Le Kenya n’est pas encore tiré d’affaire. Les passions et la terreur observées au cours des quelques derniers mois n’ont pas disparu. Elles continuent simplement de frémir juste sous la surface. Si la Cour suprême a réduit le risque qu’une explosion de violence se produise, elle ne l’a pas totalement éliminé. Cela ne peut être accompli qu’en s’attaquant aux problèmes de notre passé avec sincérité et en finissant la tâche qu’est la mise en application de la constitution.
Le jugement nous indique ce qui est rendu possible par la constitution, mais il serait profondément injuste de demander aux sept juges de porter la charge de sa mise en application.
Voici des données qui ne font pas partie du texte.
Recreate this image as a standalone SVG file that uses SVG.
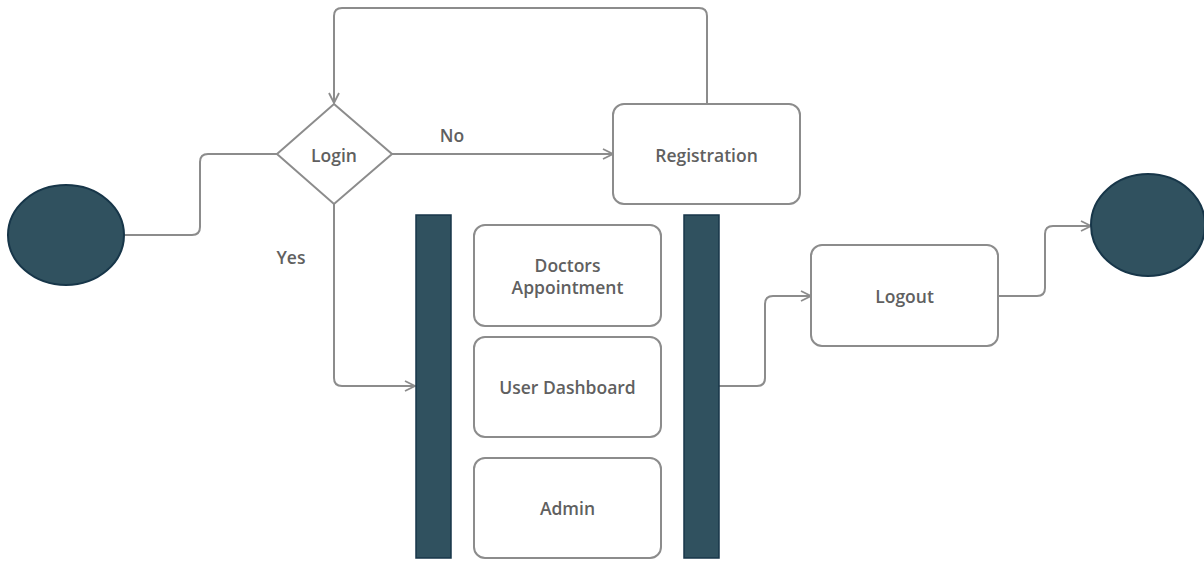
<svg xmlns="http://www.w3.org/2000/svg" width="1204" height="561" viewBox="0 0 1204 561">
  <style>
    .lbl { font-family: "Open Sans", "Liberation Sans", sans-serif; font-size: 17.5px; font-weight: 600; fill: #606060; text-anchor: middle; }
    .box { fill: #ffffff; stroke: #8c8c8c; stroke-width: 2; }
    .term { fill: #30515f; stroke: #173649; stroke-width: 2; }
    .bar { fill: #30515f; stroke: #173649; stroke-width: 1.5; }
    .edge { fill: none; stroke: #8c8c8c; stroke-width: 2; stroke-linejoin: round; }
  </style>
  <defs>
    <marker id="arrow" viewBox="0 0 12 12" refX="11" refY="6" markerWidth="12" markerHeight="12" markerUnits="userSpaceOnUse" orient="auto">
      <path d="M1,1 L11,6 L1,11" fill="none" stroke="#8c8c8c" stroke-width="1.8"/>
    </marker>
  </defs>
  <rect width="1204" height="561" fill="#ffffff"/>

  <!-- connectors -->
  <g id="connectors">
    <path class="edge" d="M125,235 H192 Q200,235 200,227 V162 Q200,154 208,154 H277"/>
    <path class="edge" d="M392,154 H613" marker-end="url(#arrow)"/>
    <path class="edge" d="M707,104 V16 Q707,8 699,8 H342 Q334,8 334,16 V103" marker-end="url(#arrow)"/>
    <path class="edge" d="M334,204 V378 Q334,386 342,386 H415" marker-end="url(#arrow)"/>
    <path class="edge" d="M719,386 H757 Q765,386 765,378 V304 Q765,296 773,296 H811" marker-end="url(#arrow)"/>
    <path class="edge" d="M998,296 H1037 Q1045,296 1045,288 V234 Q1045,226 1053,226 H1091" marker-end="url(#arrow)"/>
    <text class="lbl" x="452" y="142">No</text>
    <text class="lbl" x="291" y="264">Yes</text>
  </g>

  <g id="start">
    <ellipse class="term" cx="66" cy="235" rx="58" ry="50"/>
  </g>

  <g id="login">
    <polygon class="box" points="334,104 392,154 334,204 277,154"/>
    <text class="lbl" x="334" y="161.5">Login</text>
  </g>

  <g id="registration">
    <rect class="box" x="613" y="104" width="187" height="100" rx="11"/>
    <text class="lbl" x="706.5" y="161.5">Registration</text>
  </g>

  <g id="fork">
    <rect class="bar" x="416" y="215" width="35" height="343"/>
  </g>

  <g id="doctors-appointment">
    <rect class="box" x="474" y="225" width="187" height="101" rx="11"/>
    <text class="lbl" x="567.5" y="272">Doctors</text>
    <text class="lbl" x="567.5" y="294">Appointment</text>
  </g>

  <g id="user-dashboard">
    <rect class="box" x="474" y="337" width="187" height="100" rx="11"/>
    <text class="lbl" x="567.5" y="394">User Dashboard</text>
  </g>

  <g id="admin">
    <rect class="box" x="474" y="458" width="187" height="100" rx="11"/>
    <text class="lbl" x="567.5" y="515">Admin</text>
  </g>

  <g id="join">
    <rect class="bar" x="684" y="215" width="35" height="343"/>
  </g>

  <g id="logout">
    <rect class="box" x="811" y="245" width="187" height="101" rx="11"/>
    <text class="lbl" x="904.5" y="303">Logout</text>
  </g>

  <g id="end">
    <ellipse class="term" cx="1148" cy="225" rx="57" ry="51"/>
  </g>
</svg>
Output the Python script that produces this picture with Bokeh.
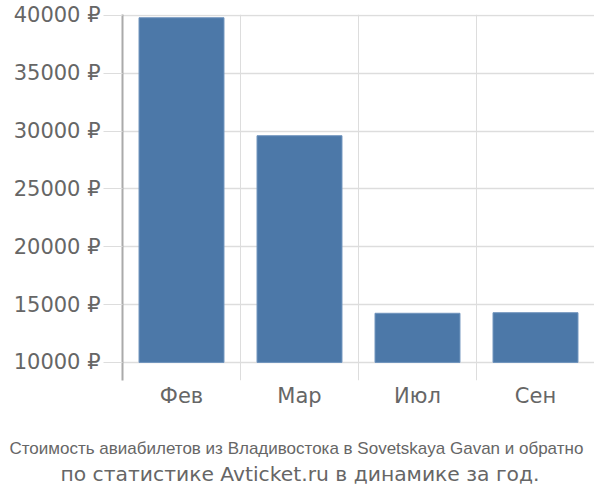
from bokeh.plotting import figure
from bokeh.models import FixedTicker, Range1d, Title
from bokeh.embed import file_html
from bokeh.resources import INLINE

months = ["Фев", "Мар", "Июл", "Сен"]
prices = [39800, 29600, 14250, 14300]
y_ticks = [10000, 15000, 20000, 25000, 30000, 35000, 40000]
y_tick_labels = ["10000 ₽", "15000 ₽", "20000 ₽", "25000 ₽", "30000 ₽", "35000 ₽", "40000 ₽"]
title_line1 = "Стоимость авиабилетов из Владивостока в Sovetskaya Gavan и обратно"
title_line2 = "по статистике Avticket.ru в динамике за год."
base_value = 10000

FONT = "DejaVu Sans"
TXT = "#666666"
GRID = "#dddddd"

n = len(months)
xs = [i + 0.5 for i in range(n)]

p = figure(width=594, height=492, output_backend="svg", toolbar_location=None,
           x_range=Range1d(0, n), y_range=Range1d(8438, 40080),
           min_border_left=122, min_border_right=0, min_border_top=14,
           min_border_bottom=112)
p.outline_line_color = None
p.background_fill_color = "white"

p.vbar(x=xs, top=prices, bottom=base_value, width=0.72,
       fill_color="#4c78a8", line_color="#6f93bd", line_width=1)

# x axis
p.xaxis.ticker = FixedTicker(ticks=xs)
p.xaxis.major_label_overrides = {x: m for x, m in zip(xs, months)}
p.xaxis.axis_line_color = None
p.xaxis.major_tick_line_color = None
p.xaxis.minor_tick_line_color = None
p.xaxis.major_label_text_font = FONT
p.xaxis.major_label_text_font_size = "21px"
p.xaxis.major_label_text_color = TXT
p.xaxis.major_label_standoff = -3

p.xgrid.ticker = FixedTicker(ticks=list(range(n + 1)))
p.xgrid.grid_line_color = GRID
p.xgrid.grid_line_width = 1

# y axis
p.yaxis.ticker = FixedTicker(ticks=y_ticks)
p.yaxis.major_label_overrides = {t: l for t, l in zip(y_ticks, y_tick_labels)}
p.yaxis.axis_line_color = "#aaaaaa"
p.yaxis.axis_line_width = 2
p.yaxis.major_tick_line_color = GRID
p.yaxis.major_tick_out = 19
p.yaxis.major_tick_in = 0
p.yaxis.minor_tick_line_color = None
p.yaxis.major_label_text_font = FONT
p.yaxis.major_label_text_font_size = "21px"
p.yaxis.major_label_text_color = TXT
p.yaxis.major_label_standoff = 3

p.ygrid.ticker = FixedTicker(ticks=y_ticks)
p.ygrid.grid_line_color = GRID
p.ygrid.grid_line_width = 1.5

spacer = Title(text=" ", standoff=23, text_font_size="1px", text_color="white")
t1 = Title(text=title_line1, align="left", offset=-113, standoff=0,
           text_font="Liberation Sans", text_font_size="17px", text_font_style="normal",
           text_color=TXT)
t2 = Title(text=title_line2, align="left", offset=-62, standoff=5,
           text_font=FONT, text_font_size="20.3px", text_font_style="normal",
           text_color=TXT)
p.add_layout(spacer, "below")
p.add_layout(t1, "below")
p.add_layout(t2, "below")

open("out.html", "w").write(file_html(p, INLINE))
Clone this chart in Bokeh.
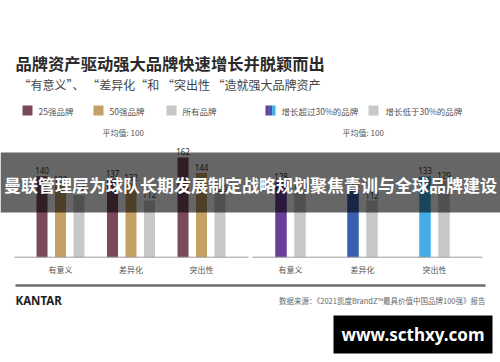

Les Kenyans doivent exiger que les autres agences gouvernementales indépendantes, des Services de Police au Bureau du Procureur général, commencent à se comporter et à se conduire de la manière envisagée par la constitution, et non comme les laquais du pouvoir exécutif. Les Kenyans doivent réaliser que le peuple est en définitive le gardien de la loi suprême, et même en cette période de célébration, ils se doivent de se retrousser les manches.